The gimbal was really intense… as an actor you just got in there and hung on for dear life. X has to be the “Harbinger of Boom,” he has to be kicking some hard butt, he’s got to be doing big moves so I was getting thrown up against the door really intensely, to the point where my shoulder was pretty sore and bruised. But I really had a good time doing it.
Q:
Some of your cast mates in “Lost” got in trouble for speeding. Were you ever a speeder?
MF:
Uh, yeah, I enjoy driving fast. That’s the running joke: if you get pulled over by the cops, you’re pretty much killed off the show.

[All Laugh]
Q:
What would you have if you could have any kind of car?
MF:
I build hot rods so I'm taking a 1950 Mercury Coup and turning it into a hot rod. I enjoy the ‘50s styling I thought was really cool.

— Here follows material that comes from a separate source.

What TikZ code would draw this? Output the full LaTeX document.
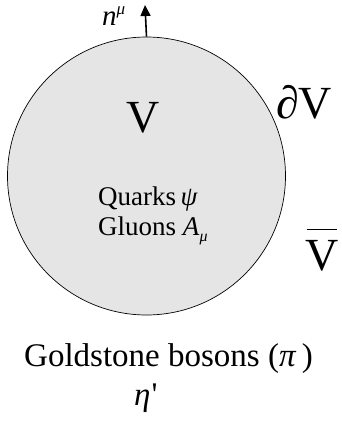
\documentclass[tikz,border=0pt]{standalone}
\usepackage{fontspec}
\setmainfont{Liberation Serif}
\usetikzlibrary{arrows.meta}
\begin{document}
\begin{tikzpicture}[x=1pt,y=-1pt,
  huge/.style={font=\fontsize{46}{46}\selectfont, inner sep=0pt},
  mid/.style={font=\fontsize{27}{27}\selectfont, inner sep=0pt},
  large/.style={font=\fontsize{33}{33}\selectfont, inner sep=0pt},
  small/.style={font=\fontsize{29}{29}\selectfont, inner sep=0pt}]
\useasboundingbox (0,0) rectangle (341,426);
\node[circle, draw=black, line width=0.7pt, fill=black!10, minimum size=278pt, inner sep=0pt] (ball) at (146.5,176) {};
\coordinate (tip) at (145,5);
\draw[line width=1.6pt, -{Triangle[length=11pt,width=10pt]}] (ball.north) -- (tip);
\node[small, anchor=base west] (n) at (102,25) {\textit{n}\raisebox{11pt}{\fontsize{17}{17}\selectfont\textit{μ}}};
\node[huge, anchor=base] (V) at (143.5,132) {V};
\node[huge, anchor=base west] (dV) at (276,118) {∂V};
\node[mid, anchor=base west] (q) at (98,205) {Quarks\,\textit{ψ}};
\node[mid, anchor=base west] (g) at (98,235) {Gluons \textit{A}\raisebox{-6pt}{\fontsize{16}{16}\selectfont\textit{μ}}};
\node[huge, anchor=base] (vb) at (322,270) {V};
\draw[line width=1.3pt] ([xshift=1.5pt,yshift=10pt]vb.north west) -- ([xshift=-1.5pt,yshift=10pt]vb.north east);
\node[large, anchor=base west] (gb) at (24,366) {Goldstone bosons (\textit{π}\,)};
\node[large, anchor=base west] (eta) at (134,405) {\textit{η}\kern1pt\textquotesingle};
\end{tikzpicture}
\end{document}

Putting all the modern technology into it was really fun.
Q:
You’ve said before that you can’t imagine living your life completely abiding by the law the whole time. Where do you think, for your character, you would draw the line between breaking a few laws for the sake of the greater good versus complete corruption?
MF:
I think X breaks a few laws [laughs]. I think he is definitely the end justifies the means… That’s part of the reason why he has that reputation, a lot of people think he might actually not be technically a really good guy. Obviously we find out or we think that he is. Yeah, he’s walking in the shadows.
Q:
Any road rage stories of your own?
MF:
No, I’ve always really enjoyed driving. I grew up in Wyoming where the roads are really open and there’s not a lot of traffic and there are speed limits but there’s not a lot of enforcement of those speed limits. And it’s always been just… a sense of freedom in it and I enjoy that. I actually recently got a chance to drive some Porches on the Willow Springs track… and I got some instruction from the Penske/Porsche driver Patrick Long, who’s just awesome. It was two days and really one of the most fun things I’ve ever done.
Q:
More or less freeing than riding horses when you were growing up?
MF:
I love getting on the back of a horse but this is the first time I’d ever really driven cars on a track and been able to really push the limits of an automobile. Driving a Porsche GT3 RS, it’s unbelievable what these cars can do when you’re in an environment where you can really start to push the car.
Q:
Did you get to keep the mask?
MF:
I dress up in it all the time.

[All Laugh]
Q:
What about the next hiatus [from “Lost”]? Is there going to be a movie or would you rather just kick back?
MF:
This hiatus coming right now I’m going to take off. I haven’t taken any break for two years. Done four films and “Lost” in that period of time… And I’m looking at material to do next but I’m going to take this one off and just spend some time with people that I care about.
Q:
With TV shows, usually the way that it works as an actor is that it’s always an open-ended story line where you’re going forward and discovering what’s happening as you go. With “Lost,” obviously that’s all changed because not only are there flash-forwards but because it has an end date now, does that sort of change the way that you’re approaching your work on the show?
MF:
Not really. We’re going to catch up with the flash-forward here in this year and then we’ll be back… it’s going to be really interesting to see with Season 5, how time is structured in that. We will have closed those two points of the finale of last year where you had that juxtaposition of him on the island, feeling like he’d finally accomplished rescue and this future where he’s desperate and at the pit of despair and feels like he has to go back and we don’t know why and what’s transpired in between. We will have closed that whole thing so we will have gotten back into a situation where we’ll be in the present.
Q:
How much gets resolved in the finale?
MF:
Huge, huge, huge stuff. We’re shooting pretty much three episodes that are… it’s really like a three episode finale, simultaneously. It’s huge.